## [What you are asked to do]
Please transcribe the listing below in full and word for word, without its pictures.

## begin Data shown

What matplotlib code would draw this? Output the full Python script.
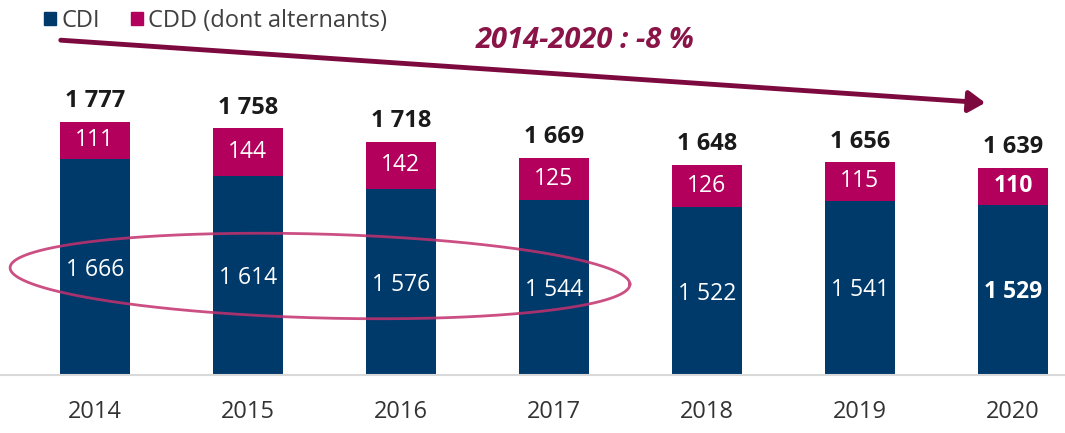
import numpy as np
import matplotlib
matplotlib.use("Agg")
import matplotlib.pyplot as plt
from matplotlib.patches import Patch, FancyArrowPatch

plt.rcParams["font.family"] = ["Open Sans", "DejaVu Sans"]

# -------- données --------
years = ["2014", "2015", "2016", "2017", "2018", "2019", "2020"]
cdi = [1666, 1614, 1576, 1544, 1522, 1541, 1529]
cdd = [111, 144, 142, 125, 126, 115, 110]
totals = [1777, 1758, 1718, 1669, 1648, 1656, 1639]

NAVY = "#003a6b"
CRIMSON = "#b3005c"
MAROON = "#7d0a3e"

W, H = 1065, 433
fig = plt.figure(figsize=(W / 100, H / 100), dpi=100)
ax = fig.add_axes([0, (H - 375) / H, 1, 375 / H])

x = np.arange(len(years))
w = 0.46
ax.bar(x, cdi, w, color=NAVY, zorder=2)
ax.bar(x, cdd, w, bottom=cdi, color=CRIMSON, zorder=2)

y0 = 1017
ax.set_xlim(-0.62, 6.34)
ax.set_ylim(y0, y0 + 375 / 0.333)

for i in range(len(years)):
    last = i == len(years) - 1
    fw = "bold" if last else "normal"
    ax.text(x[i], (y0 + cdi[i]) / 2 - 8, f"{cdi[i]:,}".replace(",", " "),
            ha="center", va="center", color="white", fontsize=16.5, weight=fw, zorder=3)
    ax.text(x[i], cdi[i] + cdd[i] / 2, str(cdd[i]),
            ha="center", va="center", color="white", fontsize=16.5, weight=fw, zorder=3)
    ax.text(x[i], totals[i] + 62, f"{totals[i]:,}".replace(",", " "),
            ha="center", va="center", color="#1a1a1a", fontsize=17, weight="bold")

for s in ["top", "right", "left"]:
    ax.spines[s].set_visible(False)
ax.spines["bottom"].set_color("#d9d9d9")
ax.spines["bottom"].set_linewidth(1.5)
ax.set_yticks([])
ax.set_xticks(x)
ax.set_xticklabels(years, fontsize=17, color="#333333")
ax.tick_params(axis="x", length=0, pad=18)

# légende
leg = fig.legend(handles=[Patch(color=NAVY, label="CDI"),
                          Patch(color=CRIMSON, label="CDD (dont alternants)")],
                 loc="center left", bbox_to_anchor=(0.030, 1 - 21 / H), ncol=2,
                 frameon=False, fontsize=17, handlelength=0.5, handleheight=0.5,
                 handletextpad=0.25, columnspacing=1.3, borderpad=0)
for t in leg.get_texts():
    t.set_color("#404040")

# flèche de tendance
fig.patches.append(FancyArrowPatch(
    (58 / W, 1 - 40 / H), (988 / W, 1 - 103 / H), transform=fig.transFigure,
    arrowstyle="-|>,head_length=4,head_width=2.6", mutation_scale=2.5,
    color=MAROON, linewidth=3.5))
fig.text(585 / W, 1 - 40 / H, "2014-2020 : -8 %", ha="center", va="center",
         color="#8a1347", fontsize=21, weight="bold", style="italic")

# ellipse autour des CDI 2014-2017
t = np.linspace(0, 2 * np.pi, 400)
cx, cy, a, b, th = 320, 276, 310, 42, np.deg2rad(-1.5)
px = cx + a * np.cos(t) * np.cos(th) - b * np.sin(t) * np.sin(th)
py = cy + a * np.cos(t) * np.sin(-th) + b * np.sin(t) * np.cos(th)
fig.add_artist(plt.Line2D(px / W, 1 - py / H, transform=fig.transFigure,
                          color="#c4306e", linewidth=2, alpha=0.85, zorder=5))

fig.savefig("out.png", dpi=100)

## end Data shown

## [Output below]
What matplotlib code would draw this? Output the full Python script.
import numpy as np
import matplotlib
matplotlib.use("Agg")
import matplotlib.pyplot as plt
from matplotlib.patches import Patch, FancyArrowPatch

plt.rcParams["font.family"] = ["Open Sans", "DejaVu Sans"]

# -------- données --------
years = ["2014", "2015", "2016", "2017", "2018", "2019", "2020"]
cdi = [1666, 1614, 1576, 1544, 1522, 1541, 1529]
cdd = [111, 144, 142, 125, 126, 115, 110]
totals = [1777, 1758, 1718, 1669, 1648, 1656, 1639]

NAVY = "#003a6b"
CRIMSON = "#b3005c"
MAROON = "#7d0a3e"

W, H = 1065, 433
fig = plt.figure(figsize=(W / 100, H / 100), dpi=100)
ax = fig.add_axes([0, (H - 375) / H, 1, 375 / H])

x = np.arange(len(years))
w = 0.46
ax.bar(x, cdi, w, color=NAVY, zorder=2)
ax.bar(x, cdd, w, bottom=cdi, color=CRIMSON, zorder=2)

y0 = 1017
ax.set_xlim(-0.62, 6.34)
ax.set_ylim(y0, y0 + 375 / 0.333)

for i in range(len(years)):
    last = i == len(years) - 1
    fw = "bold" if last else "normal"
    ax.text(x[i], (y0 + cdi[i]) / 2 - 8, f"{cdi[i]:,}".replace(",", " "),
            ha="center", va="center", color="white", fontsize=16.5, weight=fw, zorder=3)
    ax.text(x[i], cdi[i] + cdd[i] / 2, str(cdd[i]),
            ha="center", va="center", color="white", fontsize=16.5, weight=fw, zorder=3)
    ax.text(x[i], totals[i] + 62, f"{totals[i]:,}".replace(",", " "),
            ha="center", va="center", color="#1a1a1a", fontsize=17, weight="bold")

for s in ["top", "right", "left"]:
    ax.spines[s].set_visible(False)
ax.spines["bottom"].set_color("#d9d9d9")
ax.spines["bottom"].set_linewidth(1.5)
ax.set_yticks([])
ax.set_xticks(x)
ax.set_xticklabels(years, fontsize=17, color="#333333")
ax.tick_params(axis="x", length=0, pad=18)

# légende
leg = fig.legend(handles=[Patch(color=NAVY, label="CDI"),
                          Patch(color=CRIMSON, label="CDD (dont alternants)")],
                 loc="center left", bbox_to_anchor=(0.030, 1 - 21 / H), ncol=2,
                 frameon=False, fontsize=17, handlelength=0.5, handleheight=0.5,
                 handletextpad=0.25, columnspacing=1.3, borderpad=0)
for t in leg.get_texts():
    t.set_color("#404040")

# flèche de tendance
fig.patches.append(FancyArrowPatch(
    (58 / W, 1 - 40 / H), (988 / W, 1 - 103 / H), transform=fig.transFigure,
    arrowstyle="-|>,head_length=4,head_width=2.6", mutation_scale=2.5,
    color=MAROON, linewidth=3.5))
fig.text(585 / W, 1 - 40 / H, "2014-2020 : -8 %", ha="center", va="center",
         color="#8a1347", fontsize=21, weight="bold", style="italic")

# ellipse autour des CDI 2014-2017
t = np.linspace(0, 2 * np.pi, 400)
cx, cy, a, b, th = 320, 276, 310, 42, np.deg2rad(-1.5)
px = cx + a * np.cos(t) * np.cos(th) - b * np.sin(t) * np.sin(th)
py = cy + a * np.cos(t) * np.sin(-th) + b * np.sin(t) * np.cos(th)
fig.add_artist(plt.Line2D(px / W, 1 - py / H, transform=fig.transFigure,
                          color="#c4306e", linewidth=2, alpha=0.85, zorder=5))

fig.savefig("out.png", dpi=100)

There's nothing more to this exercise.